Five fields populate the exception: filename, lineno, col_offset, end_lineno, end_col_offset. The text field is extracted by copying the relevant line from the tokenizer's line buffer. Because the tokenizer operates in bytes but the SyntaxError displays characters, byte offsets are converted through _PyPegen_byte_offset_to_character_offset (defined in pegen.c) before the exception tuple is built. Callers that only know the start position pass -1 for the end fields; the function leaves them as -1 so the caret rendering in traceback.c can skip the range underline.

_PyPegen_set_expr_context (lines 331 to 390)

cpython 3.14 @ ab2d84fe1023/Parser/pegen_errors.c#L331-390

expr_ty
_PyPegen_set_expr_context(Parser *p, expr_ty expression, expr_context_ty ctx)
{
switch (expression->kind) {
case Name_kind:
expression->v.Name.ctx = ctx;
break;
case Tuple_kind: {
asdl_expr_seq *elts = expression->v.Tuple.elts;
for (Py_ssize_t i = 0; i < asdl_seq_LEN(elts); i++) {
_PyPegen_set_expr_context(p, asdl_seq_GET(elts, i), ctx);
}
expression->v.Tuple.ctx = ctx;
break;
}
case List_kind:
...
case Attribute_kind:
expression->v.Attribute.ctx = ctx;
break;
case Subscript_kind:
expression->v.Subscript.ctx = ctx;
break;
case Starred_kind:
_PyPegen_set_expr_context(p, expression->v.Starred.value, ctx);
expression->v.Starred.ctx = ctx;
break;
default:
RAISE_SYNTAX_ERROR_KNOWN_LOCATION(expression,
"cannot assign to %s here.", _PyAST_ExprName(expression));
return NULL;
}
return expression;
}

The grammar parses a, b = 1, 2 by first parsing a, b as an expression (context Load), then, once it sees =, calling this function to flip every leaf to Store. The recursion covers nested tuples, lists, and starred elements, which handles patterns like (a, (b, c)) = .... Any node kind that cannot be a target, such as BinOp or Call, triggers a SyntaxError rather than a silent no-op, so x + y = 1 is caught here before reaching the compiler.
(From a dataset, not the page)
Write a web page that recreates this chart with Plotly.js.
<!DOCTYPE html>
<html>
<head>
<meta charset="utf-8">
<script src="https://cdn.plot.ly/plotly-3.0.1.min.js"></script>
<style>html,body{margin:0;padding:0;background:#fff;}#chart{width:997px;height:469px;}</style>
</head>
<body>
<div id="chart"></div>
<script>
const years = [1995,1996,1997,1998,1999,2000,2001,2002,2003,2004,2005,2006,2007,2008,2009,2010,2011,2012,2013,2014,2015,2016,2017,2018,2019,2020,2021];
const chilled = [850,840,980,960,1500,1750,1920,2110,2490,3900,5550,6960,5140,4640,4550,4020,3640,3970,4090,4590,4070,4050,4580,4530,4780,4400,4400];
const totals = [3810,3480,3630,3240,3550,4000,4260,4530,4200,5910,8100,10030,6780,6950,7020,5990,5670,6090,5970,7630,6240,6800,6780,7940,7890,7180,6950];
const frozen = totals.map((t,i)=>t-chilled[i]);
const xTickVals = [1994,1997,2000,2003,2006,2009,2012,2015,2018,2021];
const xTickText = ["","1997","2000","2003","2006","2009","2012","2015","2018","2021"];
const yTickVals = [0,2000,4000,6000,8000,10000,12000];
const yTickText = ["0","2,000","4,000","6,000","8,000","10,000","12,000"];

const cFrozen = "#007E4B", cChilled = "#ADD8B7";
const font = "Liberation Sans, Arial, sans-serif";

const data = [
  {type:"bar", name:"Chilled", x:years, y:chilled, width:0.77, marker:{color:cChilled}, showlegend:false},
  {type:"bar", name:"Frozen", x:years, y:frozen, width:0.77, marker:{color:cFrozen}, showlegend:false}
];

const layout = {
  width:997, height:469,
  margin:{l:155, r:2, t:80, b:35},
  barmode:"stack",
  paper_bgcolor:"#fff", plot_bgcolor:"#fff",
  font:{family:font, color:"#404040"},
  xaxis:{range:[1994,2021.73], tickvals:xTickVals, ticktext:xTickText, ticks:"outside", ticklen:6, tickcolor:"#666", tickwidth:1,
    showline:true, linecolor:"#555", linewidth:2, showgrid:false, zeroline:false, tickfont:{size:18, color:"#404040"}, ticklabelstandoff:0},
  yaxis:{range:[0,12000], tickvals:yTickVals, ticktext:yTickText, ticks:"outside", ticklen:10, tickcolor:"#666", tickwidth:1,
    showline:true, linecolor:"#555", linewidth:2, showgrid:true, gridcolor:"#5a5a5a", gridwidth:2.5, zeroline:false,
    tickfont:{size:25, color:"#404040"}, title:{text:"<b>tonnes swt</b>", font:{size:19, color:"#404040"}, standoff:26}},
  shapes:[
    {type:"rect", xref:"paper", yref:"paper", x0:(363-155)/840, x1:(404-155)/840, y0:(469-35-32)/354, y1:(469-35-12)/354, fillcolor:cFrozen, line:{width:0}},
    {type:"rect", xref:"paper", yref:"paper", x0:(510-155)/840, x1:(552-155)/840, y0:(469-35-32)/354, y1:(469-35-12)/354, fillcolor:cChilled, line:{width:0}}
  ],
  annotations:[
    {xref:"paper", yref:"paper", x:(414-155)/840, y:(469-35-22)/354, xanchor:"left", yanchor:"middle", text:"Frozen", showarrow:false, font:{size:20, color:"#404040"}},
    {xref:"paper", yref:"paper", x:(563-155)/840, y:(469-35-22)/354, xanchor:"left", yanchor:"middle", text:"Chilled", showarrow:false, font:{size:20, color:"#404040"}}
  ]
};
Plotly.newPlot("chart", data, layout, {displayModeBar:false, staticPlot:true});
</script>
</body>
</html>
_PyPegen_check_soft_keyword (lines 391 to 430)

cpython 3.14 @ ab2d84fe1023/Parser/pegen_errors.c#L391-430

Soft keywords (match, case, type) are syntactically identical to ordinary names. The generated parser calls this function when it encounters one in a rule that only matches in the right context. The function compares the current token's string value against the expected keyword string and returns it as a PyObject * on success or NULL on failure, letting PEG backtracking handle the failure branch. The check is purely textual and does not alter parser state, which means it is safe to call from memo-probing paths and from the error-recovery pass.

Tokenizer error wrapping (lines 271 to 330)
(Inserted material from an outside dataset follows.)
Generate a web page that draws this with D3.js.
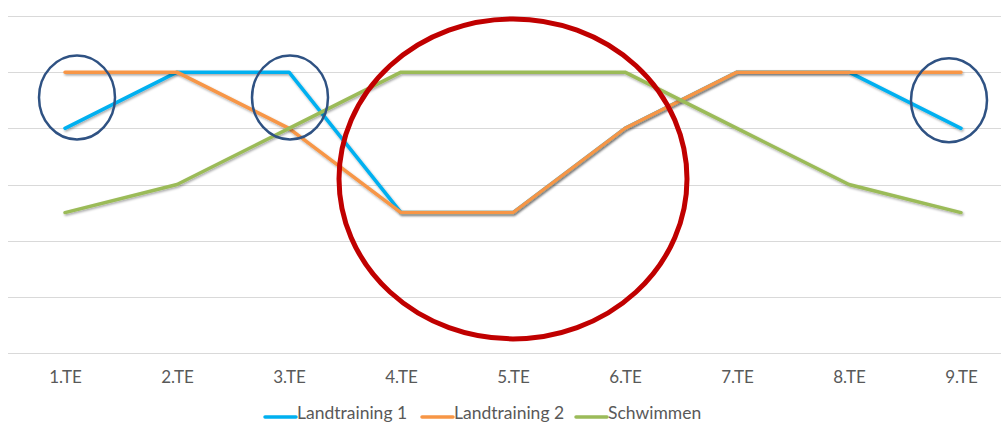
<!DOCTYPE html>
<html>
<head>
<meta charset="utf-8">
<script src="https://cdn.jsdelivr.net/npm/d3@7"></script>
<style>
  body { margin: 0; background: #fff; }
  svg { display: block; font-family: Lato, "Open Sans", sans-serif; }
</style>
</head>
<body>
<div id="chart"></div>
<script>
// data
var categories = ['1.TE', '2.TE', '3.TE', '4.TE', '5.TE', '6.TE', '7.TE', '8.TE', '9.TE'];
var landtraining1 = [4, 5, 5, 2.5, 2.5, 4, 5, 5, 4];
var landtraining2 = [5, 5, 4, 2.5, 2.5, 4, 5, 5, 5];
var schwimmen = [2.5, 3, 4, 5, 5, 5, 4, 3, 2.5];
var gridTicks = [0, 1, 2, 3, 4, 5, 6];

// hand drawn marks on top of the chart (category + value of centre)
var blueRings = [
  { cat: '1.TE', val: 4.55, shift: 12 },
  { cat: '3.TE', val: 4.55, shift: 1 },
  { cat: '9.TE', val: 4.5, shift: -12 }
];
var redRing = { cat: '5.TE', val: 3.1 };

var width = 1001;
var height = 423;

var svg = d3.select('#chart')
  .append('svg')
  .attr('width', width)
  .attr('height', height);

// soft shadow under the lines, like the office chart
var defs = svg.append('defs');
defs.append('filter')
  .attr('id', 'shadow')
  .attr('x', '-5%').attr('y', '-20%')
  .attr('width', '110%').attr('height', '140%')
  .append('feDropShadow')
  .attr('dx', 1).attr('dy', 1.5)
  .attr('stdDeviation', 1)
  .attr('flood-color', '#000')
  .attr('flood-opacity', 0.35);

var x = d3.scalePoint().domain(categories).range([9, 1017]).padding(0.5);
var y = d3.scaleLinear().domain([0, 6]).range([353, 16]);

// gridlines
svg.append('g')
  .selectAll('line')
  .data(gridTicks)
  .enter()
  .append('line')
  .attr('x1', 8)
  .attr('x2', width)
  .attr('y1', function(d) { return Math.round(y(d)) + 0.5; })
  .attr('y2', function(d) { return Math.round(y(d)) + 0.5; })
  .attr('stroke', '#d9d9d9')
  .attr('stroke-width', 1);

// category labels
var xAxis = d3.axisBottom(x).tickSize(0).tickPadding(18);
var xg = svg.append('g')
  .attr('transform', 'translate(0,' + y(0) + ')')
  .call(xAxis);
xg.select('.domain').remove();
xg.selectAll('text')
  .attr('fill', '#595959')
  .style('font-size', '17px')
  .style('font-family', 'Lato, "Open Sans", sans-serif');

var series = [
  { name: 'Landtraining 1', values: landtraining1, color: '#00b0f0' },
  { name: 'Landtraining 2', values: landtraining2, color: '#f79646' },
  { name: 'Schwimmen', values: schwimmen, color: '#9bbb59' }
];

var line = d3.line()
  .x(function(d, i) { return x(categories[i]); })
  .y(function(d) { return y(d); });

svg.append('g')
  .selectAll('path')
  .data(series)
  .enter()
  .append('path')
  .attr('d', function(s) { return line(s.values); })
  .attr('fill', 'none')
  .attr('stroke', function(s) { return s.color; })
  .attr('stroke-width', 3.5)
  .attr('stroke-linejoin', 'round')
  .attr('stroke-linecap', 'round')
  .attr('filter', 'url(#shadow)');

// blue rings
svg.append('g')
  .selectAll('ellipse')
  .data(blueRings)
  .enter()
  .append('ellipse')
  .attr('cx', function(d) { return x(d.cat) + d.shift; })
  .attr('cy', function(d) { return y(d.val); })
  .attr('rx', 38)
  .attr('ry', 42)
  .attr('fill', 'none')
  .attr('stroke', '#2f5283')
  .attr('stroke-width', 2.5);

// red ring
svg.append('ellipse')
  .attr('cx', x(redRing.cat))
  .attr('cy', y(redRing.val))
  .attr('rx', 174)
  .attr('ry', 160)
  .attr('fill', 'none')
  .attr('stroke', '#c00000')
  .attr('stroke-width', 5);

// legend
var legendX = [265, 422, 576];
var legend = svg.append('g')
  .selectAll('g')
  .data(series)
  .enter()
  .append('g')
  .attr('transform', function(d, i) { return 'translate(' + legendX[i] + ',417)'; });

legend.append('line')
  .attr('x1', 0).attr('x2', 31)
  .attr('y1', 0).attr('y2', 0)
  .attr('stroke', function(d) { return d.color; })
  .attr('stroke-width', 3.5)
  .attr('stroke-linecap', 'round');

legend.append('text')
  .attr('x', 32)
  .attr('y', 2)
  .attr('fill', '#595959')
  .style('font-size', '17.5px')
  .text(function(d) { return d.name; });
</script>
</body>
</html>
cpython 3.14 @ ab2d84fe1023/Parser/pegen_errors.c#L271-330

void *
_PyPegen_tokenize_error(Parser *p)
{
if (PyErr_Occurred()) {
return NULL; /* tokenizer already set an exception */
}
const char *msg;
switch (p->tok->done) {
case E_TOKEN: msg = "invalid token"; break;
case E_EOFS: msg = "EOF in multi-line string"; break;
case E_EOLS: msg = "EOL while scanning string literal"; break;
...
}
return _PyPegen_raise_error(p, PyExc_SyntaxError, msg);
}

The tokenizer sets tok->done to a non-E_OK code when it encounters an unrecoverable character sequence. At that point it has not necessarily set a Python exception. This wrapper translates the enumeration value into a human-readable message and routes it through _PyPegen_raise_error so the exception gets the usual location metadata. The E_EOFS / E_EOLS cases cover unclosed multi-line strings and are the most common tokenizer errors in practice.